PB does not represent San Diegans, nor Californians, nor the San Diego lifestyle. Some may agree or disagree, but that is my opinion.


themaggieyoung April 21, 2013 @ 4:53 a.m.

Coming from the writer, to answer a lot of questions and comments, this story took place when I was 21. It's actually based on a piece of a book that I wrote with a much larger/deeper story. But in a nutshell, I was 21 when this took place. I was a baby. Remember how important being pretty and cool was back then? By no means am I condoning that mind frame. I'm just bringing attention to its reality.

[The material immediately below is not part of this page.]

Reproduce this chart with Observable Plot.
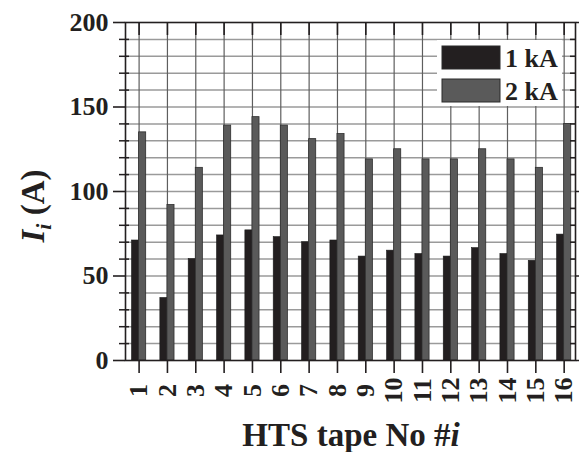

Thanks for reading, everyone! :)


maria52 April 21, 2013 @ 1:37 p.m.

Thanx for explaining...i also agree with some of the other comments: your writing shoes a lot of promise...like your use of analogies. other than your lack of insight into physical appearance, your other insights are really quite excellent..


cyclette April 22, 2013 @ 3:03 p.m.

Maggie, I think you need to be more careful about your historical comparisons: "I felt that this must've been what it was like to be black after the Civil Rights Movement." You have no idea what it was like or what it is like to be of color or assume what it feels like. I think rather than use a comparison like this, you might want to examine your white privilege and perhaps use a narrative that better describes yourself in the context of your own life as a young, white woman. I think the comment is a poor choice and rather insulting in conjunction with your story. I understand the hyperbole and your frame of reference, but it is worth investigating alternatives and reading some Richard Wright, Dorothy Cotton, and bell hooks on white privilege.


beenthere53 April 25, 2013 @ 12:42 p.m.

Great read. Those comments about you "raping" that Navy Seal are ridiculous. They are not looking at the context of the evening. Everyone knows that P.B. is the place for hook-ups. You can get me drunk and take advantage of me anytime! u is fine!